## THE EXERCISE:
Print the listing below from its opening line through the line holding "(0,0) rectangle (380,352);", both ends included.

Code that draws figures
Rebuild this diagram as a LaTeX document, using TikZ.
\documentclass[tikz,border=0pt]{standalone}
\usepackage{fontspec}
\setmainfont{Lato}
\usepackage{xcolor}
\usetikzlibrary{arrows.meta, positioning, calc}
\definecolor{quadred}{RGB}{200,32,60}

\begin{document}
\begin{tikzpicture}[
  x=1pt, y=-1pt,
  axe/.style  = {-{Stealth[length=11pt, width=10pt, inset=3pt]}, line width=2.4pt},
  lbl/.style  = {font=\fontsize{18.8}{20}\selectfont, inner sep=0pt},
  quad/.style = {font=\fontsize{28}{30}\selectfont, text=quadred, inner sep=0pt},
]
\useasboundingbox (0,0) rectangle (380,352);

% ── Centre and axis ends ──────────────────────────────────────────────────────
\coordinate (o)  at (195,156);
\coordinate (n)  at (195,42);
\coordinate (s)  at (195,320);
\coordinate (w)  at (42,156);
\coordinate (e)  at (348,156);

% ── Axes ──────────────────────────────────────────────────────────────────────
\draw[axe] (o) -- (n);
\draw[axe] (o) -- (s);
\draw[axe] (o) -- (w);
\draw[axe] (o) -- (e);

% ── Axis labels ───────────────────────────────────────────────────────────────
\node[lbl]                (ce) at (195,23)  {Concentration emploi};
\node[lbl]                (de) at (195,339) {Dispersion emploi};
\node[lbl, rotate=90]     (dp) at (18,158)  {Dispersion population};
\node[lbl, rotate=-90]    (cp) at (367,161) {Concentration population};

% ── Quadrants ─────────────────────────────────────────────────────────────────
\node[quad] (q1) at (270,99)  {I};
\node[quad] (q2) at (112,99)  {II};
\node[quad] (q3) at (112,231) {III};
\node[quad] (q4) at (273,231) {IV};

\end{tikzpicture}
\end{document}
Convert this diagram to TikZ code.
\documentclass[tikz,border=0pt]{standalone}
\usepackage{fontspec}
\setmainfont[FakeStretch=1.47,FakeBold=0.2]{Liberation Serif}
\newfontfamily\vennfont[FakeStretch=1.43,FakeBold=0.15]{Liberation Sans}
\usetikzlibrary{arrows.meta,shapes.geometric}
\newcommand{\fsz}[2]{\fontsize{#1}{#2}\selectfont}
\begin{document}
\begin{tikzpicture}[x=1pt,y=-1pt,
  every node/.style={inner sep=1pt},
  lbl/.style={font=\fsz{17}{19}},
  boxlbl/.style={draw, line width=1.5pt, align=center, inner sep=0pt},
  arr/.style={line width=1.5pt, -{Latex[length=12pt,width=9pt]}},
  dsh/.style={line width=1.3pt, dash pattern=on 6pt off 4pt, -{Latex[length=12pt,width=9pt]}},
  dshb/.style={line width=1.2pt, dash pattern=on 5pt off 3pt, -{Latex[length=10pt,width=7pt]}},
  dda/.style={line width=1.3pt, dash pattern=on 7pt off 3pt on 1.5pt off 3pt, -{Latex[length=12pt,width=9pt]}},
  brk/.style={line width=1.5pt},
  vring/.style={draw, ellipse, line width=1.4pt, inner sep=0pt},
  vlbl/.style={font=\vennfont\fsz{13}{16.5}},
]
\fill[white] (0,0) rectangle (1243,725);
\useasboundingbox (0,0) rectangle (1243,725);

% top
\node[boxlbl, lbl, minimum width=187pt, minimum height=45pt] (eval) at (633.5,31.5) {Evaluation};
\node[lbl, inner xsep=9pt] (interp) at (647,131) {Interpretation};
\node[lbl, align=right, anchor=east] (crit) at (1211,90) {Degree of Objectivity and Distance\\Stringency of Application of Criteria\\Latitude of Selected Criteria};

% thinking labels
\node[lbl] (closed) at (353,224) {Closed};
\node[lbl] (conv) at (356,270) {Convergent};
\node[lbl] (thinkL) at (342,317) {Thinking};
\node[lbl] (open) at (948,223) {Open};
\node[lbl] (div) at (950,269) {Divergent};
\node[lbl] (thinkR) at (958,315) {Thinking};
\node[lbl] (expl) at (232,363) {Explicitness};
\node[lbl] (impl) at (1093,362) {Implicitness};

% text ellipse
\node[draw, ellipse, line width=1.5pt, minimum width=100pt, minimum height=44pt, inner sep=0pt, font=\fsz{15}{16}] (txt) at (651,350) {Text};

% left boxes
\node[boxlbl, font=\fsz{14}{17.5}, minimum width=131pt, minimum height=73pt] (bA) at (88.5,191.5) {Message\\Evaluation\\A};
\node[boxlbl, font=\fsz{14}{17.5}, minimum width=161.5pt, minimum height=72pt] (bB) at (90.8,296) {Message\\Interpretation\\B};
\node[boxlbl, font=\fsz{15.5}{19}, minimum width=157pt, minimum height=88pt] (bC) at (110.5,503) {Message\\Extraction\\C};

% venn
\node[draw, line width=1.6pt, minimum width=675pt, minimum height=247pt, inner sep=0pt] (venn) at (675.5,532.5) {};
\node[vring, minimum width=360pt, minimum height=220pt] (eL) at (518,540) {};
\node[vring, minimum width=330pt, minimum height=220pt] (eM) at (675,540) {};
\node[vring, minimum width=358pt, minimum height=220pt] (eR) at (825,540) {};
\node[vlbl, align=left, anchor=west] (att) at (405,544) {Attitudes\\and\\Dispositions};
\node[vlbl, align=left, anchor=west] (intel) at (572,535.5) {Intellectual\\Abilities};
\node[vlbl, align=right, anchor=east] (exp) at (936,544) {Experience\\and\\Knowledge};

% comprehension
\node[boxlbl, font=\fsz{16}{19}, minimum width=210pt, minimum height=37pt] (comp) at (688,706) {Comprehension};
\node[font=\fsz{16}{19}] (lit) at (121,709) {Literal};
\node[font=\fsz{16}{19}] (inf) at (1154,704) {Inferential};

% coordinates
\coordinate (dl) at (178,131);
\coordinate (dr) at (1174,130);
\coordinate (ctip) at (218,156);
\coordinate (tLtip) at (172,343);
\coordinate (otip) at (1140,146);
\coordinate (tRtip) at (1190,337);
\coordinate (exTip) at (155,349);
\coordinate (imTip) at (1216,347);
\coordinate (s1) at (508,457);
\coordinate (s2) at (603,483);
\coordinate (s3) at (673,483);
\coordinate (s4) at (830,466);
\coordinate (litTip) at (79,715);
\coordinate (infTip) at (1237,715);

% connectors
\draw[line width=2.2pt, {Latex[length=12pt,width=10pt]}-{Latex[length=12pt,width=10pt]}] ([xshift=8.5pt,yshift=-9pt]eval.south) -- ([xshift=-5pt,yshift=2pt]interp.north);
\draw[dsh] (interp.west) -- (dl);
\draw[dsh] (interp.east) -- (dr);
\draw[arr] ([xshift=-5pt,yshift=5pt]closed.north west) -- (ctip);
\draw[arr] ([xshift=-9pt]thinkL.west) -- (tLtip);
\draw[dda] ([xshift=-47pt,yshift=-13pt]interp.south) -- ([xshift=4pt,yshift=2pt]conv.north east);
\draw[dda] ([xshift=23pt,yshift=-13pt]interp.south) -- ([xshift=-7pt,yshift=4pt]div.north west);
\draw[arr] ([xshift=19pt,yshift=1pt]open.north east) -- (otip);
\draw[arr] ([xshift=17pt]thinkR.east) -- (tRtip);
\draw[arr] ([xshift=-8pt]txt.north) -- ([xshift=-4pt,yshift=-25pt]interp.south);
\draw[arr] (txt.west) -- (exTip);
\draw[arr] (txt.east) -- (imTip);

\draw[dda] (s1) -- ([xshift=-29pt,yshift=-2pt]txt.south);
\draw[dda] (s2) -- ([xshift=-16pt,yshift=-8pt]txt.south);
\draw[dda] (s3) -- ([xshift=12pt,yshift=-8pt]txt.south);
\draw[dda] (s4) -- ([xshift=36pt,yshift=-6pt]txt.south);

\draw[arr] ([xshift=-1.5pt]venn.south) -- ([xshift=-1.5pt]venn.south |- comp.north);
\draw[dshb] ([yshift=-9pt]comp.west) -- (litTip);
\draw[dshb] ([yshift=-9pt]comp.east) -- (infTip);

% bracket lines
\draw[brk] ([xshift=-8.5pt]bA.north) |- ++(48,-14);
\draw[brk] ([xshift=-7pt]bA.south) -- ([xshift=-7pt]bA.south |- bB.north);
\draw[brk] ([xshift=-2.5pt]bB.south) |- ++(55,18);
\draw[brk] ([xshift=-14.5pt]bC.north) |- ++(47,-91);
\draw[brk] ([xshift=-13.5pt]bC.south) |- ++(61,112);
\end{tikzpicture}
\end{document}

## TASK RESPONSE:
Rebuild this diagram as a LaTeX document, using TikZ.
\documentclass[tikz,border=0pt]{standalone}
\usepackage{fontspec}
\setmainfont{Lato}
\usepackage{xcolor}
\usetikzlibrary{arrows.meta, positioning, calc}
\definecolor{quadred}{RGB}{200,32,60}

\begin{document}
\begin{tikzpicture}[
  x=1pt, y=-1pt,
  axe/.style  = {-{Stealth[length=11pt, width=10pt, inset=3pt]}, line width=2.4pt},
  lbl/.style  = {font=\fontsize{18.8}{20}\selectfont, inner sep=0pt},
  quad/.style = {font=\fontsize{28}{30}\selectfont, text=quadred, inner sep=0pt},
]
\useasboundingbox (0,0) rectangle (380,352);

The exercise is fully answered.